#### Stated task
Omit all images, then return the remaining material exactly as it stands.

#### Data in this exercise

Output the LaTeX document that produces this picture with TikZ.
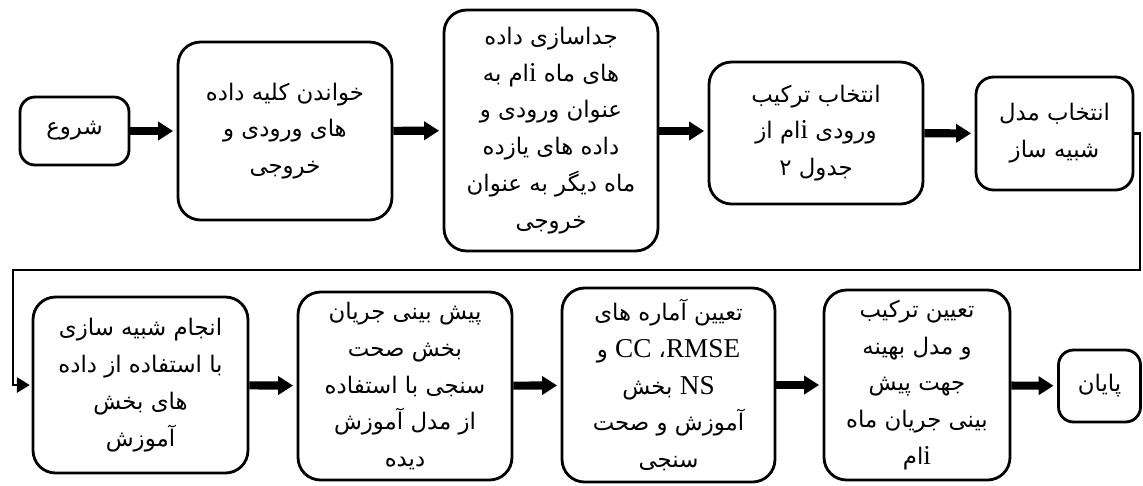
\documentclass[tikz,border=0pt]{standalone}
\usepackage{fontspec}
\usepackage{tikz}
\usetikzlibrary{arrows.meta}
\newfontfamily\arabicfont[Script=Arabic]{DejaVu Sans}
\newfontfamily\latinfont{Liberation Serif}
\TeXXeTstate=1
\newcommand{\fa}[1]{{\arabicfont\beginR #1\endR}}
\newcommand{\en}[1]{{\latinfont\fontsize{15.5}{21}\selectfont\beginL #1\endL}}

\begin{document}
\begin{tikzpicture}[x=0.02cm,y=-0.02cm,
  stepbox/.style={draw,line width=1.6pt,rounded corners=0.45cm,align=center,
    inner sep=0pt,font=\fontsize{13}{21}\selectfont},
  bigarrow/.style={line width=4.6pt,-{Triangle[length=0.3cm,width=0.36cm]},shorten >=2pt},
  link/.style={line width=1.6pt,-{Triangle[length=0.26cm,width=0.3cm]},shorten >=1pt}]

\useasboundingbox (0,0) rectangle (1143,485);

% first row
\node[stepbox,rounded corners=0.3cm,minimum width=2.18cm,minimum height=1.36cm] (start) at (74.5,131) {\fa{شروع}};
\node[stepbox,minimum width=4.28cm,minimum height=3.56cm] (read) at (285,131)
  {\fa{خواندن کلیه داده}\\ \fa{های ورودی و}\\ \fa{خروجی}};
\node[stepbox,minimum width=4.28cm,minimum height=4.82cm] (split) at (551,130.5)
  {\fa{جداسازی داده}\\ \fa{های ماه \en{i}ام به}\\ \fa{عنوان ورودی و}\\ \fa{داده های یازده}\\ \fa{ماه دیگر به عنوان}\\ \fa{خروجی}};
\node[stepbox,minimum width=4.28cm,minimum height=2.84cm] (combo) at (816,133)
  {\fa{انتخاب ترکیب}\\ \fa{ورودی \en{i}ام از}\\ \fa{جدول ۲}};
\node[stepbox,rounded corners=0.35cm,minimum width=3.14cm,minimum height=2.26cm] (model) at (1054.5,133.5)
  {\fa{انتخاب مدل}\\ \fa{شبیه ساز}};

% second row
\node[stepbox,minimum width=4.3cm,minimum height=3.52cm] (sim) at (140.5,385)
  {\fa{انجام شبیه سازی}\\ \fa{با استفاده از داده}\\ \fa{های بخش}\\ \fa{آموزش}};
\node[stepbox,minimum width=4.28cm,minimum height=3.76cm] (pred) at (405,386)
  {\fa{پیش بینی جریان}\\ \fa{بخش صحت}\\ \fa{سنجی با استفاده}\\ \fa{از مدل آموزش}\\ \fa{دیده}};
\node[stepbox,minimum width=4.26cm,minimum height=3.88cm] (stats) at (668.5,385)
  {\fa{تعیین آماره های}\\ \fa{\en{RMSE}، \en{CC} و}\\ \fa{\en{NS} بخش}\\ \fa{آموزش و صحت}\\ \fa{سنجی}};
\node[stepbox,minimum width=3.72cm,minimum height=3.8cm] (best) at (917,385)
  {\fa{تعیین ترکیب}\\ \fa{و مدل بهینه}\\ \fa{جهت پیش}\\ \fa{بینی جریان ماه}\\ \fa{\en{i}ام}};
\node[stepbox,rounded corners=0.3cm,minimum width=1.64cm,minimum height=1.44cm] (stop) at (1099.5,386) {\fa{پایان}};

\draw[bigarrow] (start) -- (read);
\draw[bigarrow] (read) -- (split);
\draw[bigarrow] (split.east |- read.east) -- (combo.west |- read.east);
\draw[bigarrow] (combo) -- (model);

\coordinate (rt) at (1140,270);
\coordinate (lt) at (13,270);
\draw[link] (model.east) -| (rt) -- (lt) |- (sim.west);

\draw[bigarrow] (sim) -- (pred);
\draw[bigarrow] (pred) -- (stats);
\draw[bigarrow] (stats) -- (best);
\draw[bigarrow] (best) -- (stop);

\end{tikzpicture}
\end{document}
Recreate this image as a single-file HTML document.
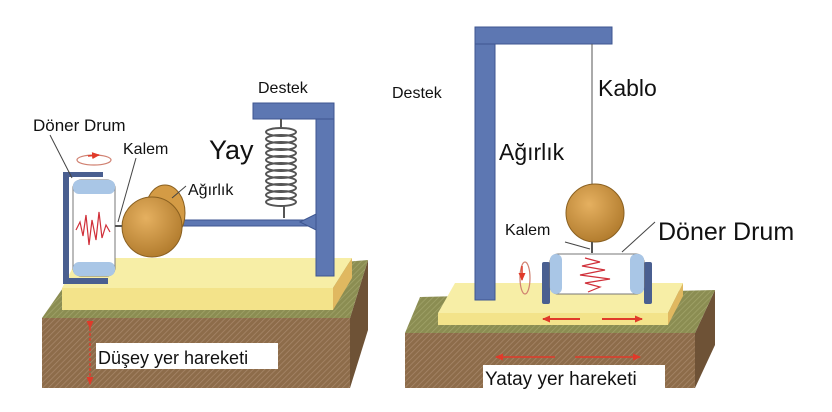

#### In response
Output the LaTeX document that produces this picture with TikZ.
\documentclass[tikz,border=0pt]{standalone}
\usepackage{fontspec}
\usepackage{tikz}
\usetikzlibrary{arrows.meta}
\newfontfamily\arabicfont[Script=Arabic]{DejaVu Sans}
\newfontfamily\latinfont{Liberation Serif}
\TeXXeTstate=1
\newcommand{\fa}[1]{{\arabicfont\beginR #1\endR}}
\newcommand{\en}[1]{{\latinfont\fontsize{15.5}{21}\selectfont\beginL #1\endL}}

\begin{document}
\begin{tikzpicture}[x=0.02cm,y=-0.02cm,
  stepbox/.style={draw,line width=1.6pt,rounded corners=0.45cm,align=center,
    inner sep=0pt,font=\fontsize{13}{21}\selectfont},
  bigarrow/.style={line width=4.6pt,-{Triangle[length=0.3cm,width=0.36cm]},shorten >=2pt},
  link/.style={line width=1.6pt,-{Triangle[length=0.26cm,width=0.3cm]},shorten >=1pt}]

\useasboundingbox (0,0) rectangle (1143,485);

% first row
\node[stepbox,rounded corners=0.3cm,minimum width=2.18cm,minimum height=1.36cm] (start) at (74.5,131) {\fa{شروع}};
\node[stepbox,minimum width=4.28cm,minimum height=3.56cm] (read) at (285,131)
  {\fa{خواندن کلیه داده}\\ \fa{های ورودی و}\\ \fa{خروجی}};
\node[stepbox,minimum width=4.28cm,minimum height=4.82cm] (split) at (551,130.5)
  {\fa{جداسازی داده}\\ \fa{های ماه \en{i}ام به}\\ \fa{عنوان ورودی و}\\ \fa{داده های یازده}\\ \fa{ماه دیگر به عنوان}\\ \fa{خروجی}};
\node[stepbox,minimum width=4.28cm,minimum height=2.84cm] (combo) at (816,133)
  {\fa{انتخاب ترکیب}\\ \fa{ورودی \en{i}ام از}\\ \fa{جدول ۲}};
\node[stepbox,rounded corners=0.35cm,minimum width=3.14cm,minimum height=2.26cm] (model) at (1054.5,133.5)
  {\fa{انتخاب مدل}\\ \fa{شبیه ساز}};

% second row
\node[stepbox,minimum width=4.3cm,minimum height=3.52cm] (sim) at (140.5,385)
  {\fa{انجام شبیه سازی}\\ \fa{با استفاده از داده}\\ \fa{های بخش}\\ \fa{آموزش}};
\node[stepbox,minimum width=4.28cm,minimum height=3.76cm] (pred) at (405,386)
  {\fa{پیش بینی جریان}\\ \fa{بخش صحت}\\ \fa{سنجی با استفاده}\\ \fa{از مدل آموزش}\\ \fa{دیده}};
\node[stepbox,minimum width=4.26cm,minimum height=3.88cm] (stats) at (668.5,385)
  {\fa{تعیین آماره های}\\ \fa{\en{RMSE}، \en{CC} و}\\ \fa{\en{NS} بخش}\\ \fa{آموزش و صحت}\\ \fa{سنجی}};
\node[stepbox,minimum width=3.72cm,minimum height=3.8cm] (best) at (917,385)
  {\fa{تعیین ترکیب}\\ \fa{و مدل بهینه}\\ \fa{جهت پیش}\\ \fa{بینی جریان ماه}\\ \fa{\en{i}ام}};
\node[stepbox,rounded corners=0.3cm,minimum width=1.64cm,minimum height=1.44cm] (stop) at (1099.5,386) {\fa{پایان}};

\draw[bigarrow] (start) -- (read);
\draw[bigarrow] (read) -- (split);
\draw[bigarrow] (split.east |- read.east) -- (combo.west |- read.east);
\draw[bigarrow] (combo) -- (model);

\coordinate (rt) at (1140,270);
\coordinate (lt) at (13,270);
\draw[link] (model.east) -| (rt) -- (lt) |- (sim.west);

\draw[bigarrow] (sim) -- (pred);
\draw[bigarrow] (pred) -- (stats);
\draw[bigarrow] (stats) -- (best);
\draw[bigarrow] (best) -- (stop);

\end{tikzpicture}
\end{document}
Recreate this image as a single-file HTML document.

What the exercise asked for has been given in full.